### PROVIDED DATA
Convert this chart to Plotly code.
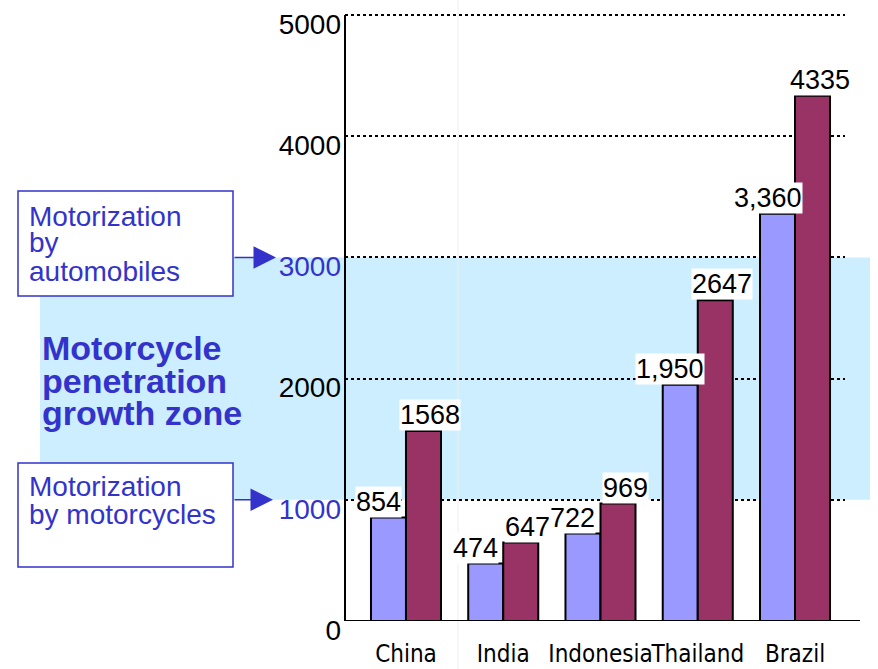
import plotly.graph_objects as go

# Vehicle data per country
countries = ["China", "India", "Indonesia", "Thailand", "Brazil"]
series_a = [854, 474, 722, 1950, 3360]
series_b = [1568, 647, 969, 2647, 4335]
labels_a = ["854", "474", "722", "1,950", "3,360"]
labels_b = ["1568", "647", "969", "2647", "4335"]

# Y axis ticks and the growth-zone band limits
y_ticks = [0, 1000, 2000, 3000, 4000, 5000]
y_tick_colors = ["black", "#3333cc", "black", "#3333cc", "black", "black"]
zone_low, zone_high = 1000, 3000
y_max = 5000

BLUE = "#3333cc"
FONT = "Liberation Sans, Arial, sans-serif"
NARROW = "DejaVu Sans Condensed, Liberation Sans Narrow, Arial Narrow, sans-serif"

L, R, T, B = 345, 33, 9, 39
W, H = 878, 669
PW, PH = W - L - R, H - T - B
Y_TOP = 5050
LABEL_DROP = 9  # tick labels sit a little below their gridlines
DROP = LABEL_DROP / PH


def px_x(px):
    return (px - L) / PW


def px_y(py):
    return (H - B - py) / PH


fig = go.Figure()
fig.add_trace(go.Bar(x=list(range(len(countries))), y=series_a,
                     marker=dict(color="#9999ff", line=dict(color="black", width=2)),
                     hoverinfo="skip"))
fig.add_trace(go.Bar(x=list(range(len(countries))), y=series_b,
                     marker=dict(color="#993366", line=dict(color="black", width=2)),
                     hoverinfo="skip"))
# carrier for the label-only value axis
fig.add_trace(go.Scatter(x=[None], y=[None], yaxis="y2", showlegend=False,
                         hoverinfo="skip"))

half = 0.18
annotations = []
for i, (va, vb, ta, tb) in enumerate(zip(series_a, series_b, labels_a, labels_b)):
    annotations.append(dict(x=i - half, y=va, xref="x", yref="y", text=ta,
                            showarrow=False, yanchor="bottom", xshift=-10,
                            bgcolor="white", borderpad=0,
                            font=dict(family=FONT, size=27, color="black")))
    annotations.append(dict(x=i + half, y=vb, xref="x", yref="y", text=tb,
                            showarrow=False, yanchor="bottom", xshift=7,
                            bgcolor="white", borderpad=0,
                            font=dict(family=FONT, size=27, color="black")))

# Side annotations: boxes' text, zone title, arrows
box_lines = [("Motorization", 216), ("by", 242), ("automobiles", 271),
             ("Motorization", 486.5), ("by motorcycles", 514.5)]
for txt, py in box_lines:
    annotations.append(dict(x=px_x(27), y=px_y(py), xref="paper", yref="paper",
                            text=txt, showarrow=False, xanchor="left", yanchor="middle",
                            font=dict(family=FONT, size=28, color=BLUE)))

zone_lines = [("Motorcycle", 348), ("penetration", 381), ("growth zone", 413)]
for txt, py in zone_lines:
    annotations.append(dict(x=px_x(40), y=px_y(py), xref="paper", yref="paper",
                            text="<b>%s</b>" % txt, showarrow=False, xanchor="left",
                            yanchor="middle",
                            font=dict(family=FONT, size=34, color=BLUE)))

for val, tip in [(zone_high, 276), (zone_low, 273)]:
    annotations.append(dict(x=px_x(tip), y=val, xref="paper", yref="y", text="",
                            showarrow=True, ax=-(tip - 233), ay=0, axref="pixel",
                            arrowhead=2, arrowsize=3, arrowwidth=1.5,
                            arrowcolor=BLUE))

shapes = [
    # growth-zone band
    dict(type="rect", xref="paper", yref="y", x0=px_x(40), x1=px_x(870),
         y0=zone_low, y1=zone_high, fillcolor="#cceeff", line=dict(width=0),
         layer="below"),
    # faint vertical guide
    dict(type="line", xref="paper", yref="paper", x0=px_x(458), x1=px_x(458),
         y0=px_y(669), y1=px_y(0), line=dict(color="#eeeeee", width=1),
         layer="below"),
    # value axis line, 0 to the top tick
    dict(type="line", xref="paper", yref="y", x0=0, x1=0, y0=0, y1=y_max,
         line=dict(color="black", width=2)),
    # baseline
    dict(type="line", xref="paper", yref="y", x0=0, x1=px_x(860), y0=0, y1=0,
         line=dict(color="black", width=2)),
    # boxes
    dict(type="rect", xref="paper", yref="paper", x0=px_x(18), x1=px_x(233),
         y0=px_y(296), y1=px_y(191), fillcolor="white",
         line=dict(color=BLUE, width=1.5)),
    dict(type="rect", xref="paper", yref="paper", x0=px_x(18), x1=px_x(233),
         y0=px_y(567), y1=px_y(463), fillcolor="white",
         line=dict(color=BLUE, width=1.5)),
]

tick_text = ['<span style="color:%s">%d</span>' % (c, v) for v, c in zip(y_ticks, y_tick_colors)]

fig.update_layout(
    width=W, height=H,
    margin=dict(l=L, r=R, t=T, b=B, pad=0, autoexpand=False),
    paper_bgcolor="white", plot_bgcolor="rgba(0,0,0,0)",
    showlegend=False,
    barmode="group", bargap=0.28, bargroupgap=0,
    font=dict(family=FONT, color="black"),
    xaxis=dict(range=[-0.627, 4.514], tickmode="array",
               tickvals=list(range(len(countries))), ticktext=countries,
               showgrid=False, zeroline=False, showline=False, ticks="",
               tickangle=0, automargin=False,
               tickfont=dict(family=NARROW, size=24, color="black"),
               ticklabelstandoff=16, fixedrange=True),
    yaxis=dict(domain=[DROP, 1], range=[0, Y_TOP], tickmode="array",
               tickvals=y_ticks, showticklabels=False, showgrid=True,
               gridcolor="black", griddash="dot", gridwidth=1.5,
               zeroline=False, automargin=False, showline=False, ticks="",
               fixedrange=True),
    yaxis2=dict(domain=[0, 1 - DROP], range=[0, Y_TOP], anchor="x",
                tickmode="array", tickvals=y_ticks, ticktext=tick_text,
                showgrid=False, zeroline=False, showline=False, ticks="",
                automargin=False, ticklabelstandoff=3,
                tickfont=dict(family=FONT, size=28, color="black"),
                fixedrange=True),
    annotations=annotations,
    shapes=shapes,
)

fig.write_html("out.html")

### AIM
Repeat the data in full and exactly. Omit pictures.

### REPLY TO THE TASK
Convert this chart to Plotly code.
import plotly.graph_objects as go

# Vehicle data per country
countries = ["China", "India", "Indonesia", "Thailand", "Brazil"]
series_a = [854, 474, 722, 1950, 3360]
series_b = [1568, 647, 969, 2647, 4335]
labels_a = ["854", "474", "722", "1,950", "3,360"]
labels_b = ["1568", "647", "969", "2647", "4335"]

# Y axis ticks and the growth-zone band limits
y_ticks = [0, 1000, 2000, 3000, 4000, 5000]
y_tick_colors = ["black", "#3333cc", "black", "#3333cc", "black", "black"]
zone_low, zone_high = 1000, 3000
y_max = 5000

BLUE = "#3333cc"
FONT = "Liberation Sans, Arial, sans-serif"
NARROW = "DejaVu Sans Condensed, Liberation Sans Narrow, Arial Narrow, sans-serif"

L, R, T, B = 345, 33, 9, 39
W, H = 878, 669
PW, PH = W - L - R, H - T - B
Y_TOP = 5050
LABEL_DROP = 9  # tick labels sit a little below their gridlines
DROP = LABEL_DROP / PH


def px_x(px):
    return (px - L) / PW


def px_y(py):
    return (H - B - py) / PH


fig = go.Figure()
fig.add_trace(go.Bar(x=list(range(len(countries))), y=series_a,
                     marker=dict(color="#9999ff", line=dict(color="black", width=2)),
                     hoverinfo="skip"))
fig.add_trace(go.Bar(x=list(range(len(countries))), y=series_b,
                     marker=dict(color="#993366", line=dict(color="black", width=2)),
                     hoverinfo="skip"))
# carrier for the label-only value axis
fig.add_trace(go.Scatter(x=[None], y=[None], yaxis="y2", showlegend=False,
                         hoverinfo="skip"))

half = 0.18
annotations = []
for i, (va, vb, ta, tb) in enumerate(zip(series_a, series_b, labels_a, labels_b)):
    annotations.append(dict(x=i - half, y=va, xref="x", yref="y", text=ta,
                            showarrow=False, yanchor="bottom", xshift=-10,
                            bgcolor="white", borderpad=0,
                            font=dict(family=FONT, size=27, color="black")))
    annotations.append(dict(x=i + half, y=vb, xref="x", yref="y", text=tb,
                            showarrow=False, yanchor="bottom", xshift=7,
                            bgcolor="white", borderpad=0,
                            font=dict(family=FONT, size=27, color="black")))

# Side annotations: boxes' text, zone title, arrows
box_lines = [("Motorization", 216), ("by", 242), ("automobiles", 271),
             ("Motorization", 486.5), ("by motorcycles", 514.5)]
for txt, py in box_lines:
    annotations.append(dict(x=px_x(27), y=px_y(py), xref="paper", yref="paper",
                            text=txt, showarrow=False, xanchor="left", yanchor="middle",
                            font=dict(family=FONT, size=28, color=BLUE)))

zone_lines = [("Motorcycle", 348), ("penetration", 381), ("growth zone", 413)]
for txt, py in zone_lines:
    annotations.append(dict(x=px_x(40), y=px_y(py), xref="paper", yref="paper",
                            text="<b>%s</b>" % txt, showarrow=False, xanchor="left",
                            yanchor="middle",
                            font=dict(family=FONT, size=34, color=BLUE)))

for val, tip in [(zone_high, 276), (zone_low, 273)]:
    annotations.append(dict(x=px_x(tip), y=val, xref="paper", yref="y", text="",
                            showarrow=True, ax=-(tip - 233), ay=0, axref="pixel",
                            arrowhead=2, arrowsize=3, arrowwidth=1.5,
                            arrowcolor=BLUE))

shapes = [
    # growth-zone band
    dict(type="rect", xref="paper", yref="y", x0=px_x(40), x1=px_x(870),
         y0=zone_low, y1=zone_high, fillcolor="#cceeff", line=dict(width=0),
         layer="below"),
    # faint vertical guide
    dict(type="line", xref="paper", yref="paper", x0=px_x(458), x1=px_x(458),
         y0=px_y(669), y1=px_y(0), line=dict(color="#eeeeee", width=1),
         layer="below"),
    # value axis line, 0 to the top tick
    dict(type="line", xref="paper", yref="y", x0=0, x1=0, y0=0, y1=y_max,
         line=dict(color="black", width=2)),
    # baseline
    dict(type="line", xref="paper", yref="y", x0=0, x1=px_x(860), y0=0, y1=0,
         line=dict(color="black", width=2)),
    # boxes
    dict(type="rect", xref="paper", yref="paper", x0=px_x(18), x1=px_x(233),
         y0=px_y(296), y1=px_y(191), fillcolor="white",
         line=dict(color=BLUE, width=1.5)),
    dict(type="rect", xref="paper", yref="paper", x0=px_x(18), x1=px_x(233),
         y0=px_y(567), y1=px_y(463), fillcolor="white",
         line=dict(color=BLUE, width=1.5)),
]

tick_text = ['<span style="color:%s">%d</span>' % (c, v) for v, c in zip(y_ticks, y_tick_colors)]

fig.update_layout(
    width=W, height=H,
    margin=dict(l=L, r=R, t=T, b=B, pad=0, autoexpand=False),
    paper_bgcolor="white", plot_bgcolor="rgba(0,0,0,0)",
    showlegend=False,
    barmode="group", bargap=0.28, bargroupgap=0,
    font=dict(family=FONT, color="black"),
    xaxis=dict(range=[-0.627, 4.514], tickmode="array",
               tickvals=list(range(len(countries))), ticktext=countries,
               showgrid=False, zeroline=False, showline=False, ticks="",
               tickangle=0, automargin=False,
               tickfont=dict(family=NARROW, size=24, color="black"),
               ticklabelstandoff=16, fixedrange=True),
    yaxis=dict(domain=[DROP, 1], range=[0, Y_TOP], tickmode="array",
               tickvals=y_ticks, showticklabels=False, showgrid=True,
               gridcolor="black", griddash="dot", gridwidth=1.5,
               zeroline=False, automargin=False, showline=False, ticks="",
               fixedrange=True),
    yaxis2=dict(domain=[0, 1 - DROP], range=[0, Y_TOP], anchor="x",
                tickmode="array", tickvals=y_ticks, ticktext=tick_text,
                showgrid=False, zeroline=False, showline=False, ticks="",
                automargin=False, ticklabelstandoff=3,
                tickfont=dict(family=FONT, size=28, color="black"),
                fixedrange=True),
    annotations=annotations,
    shapes=shapes,
)

fig.write_html("out.html")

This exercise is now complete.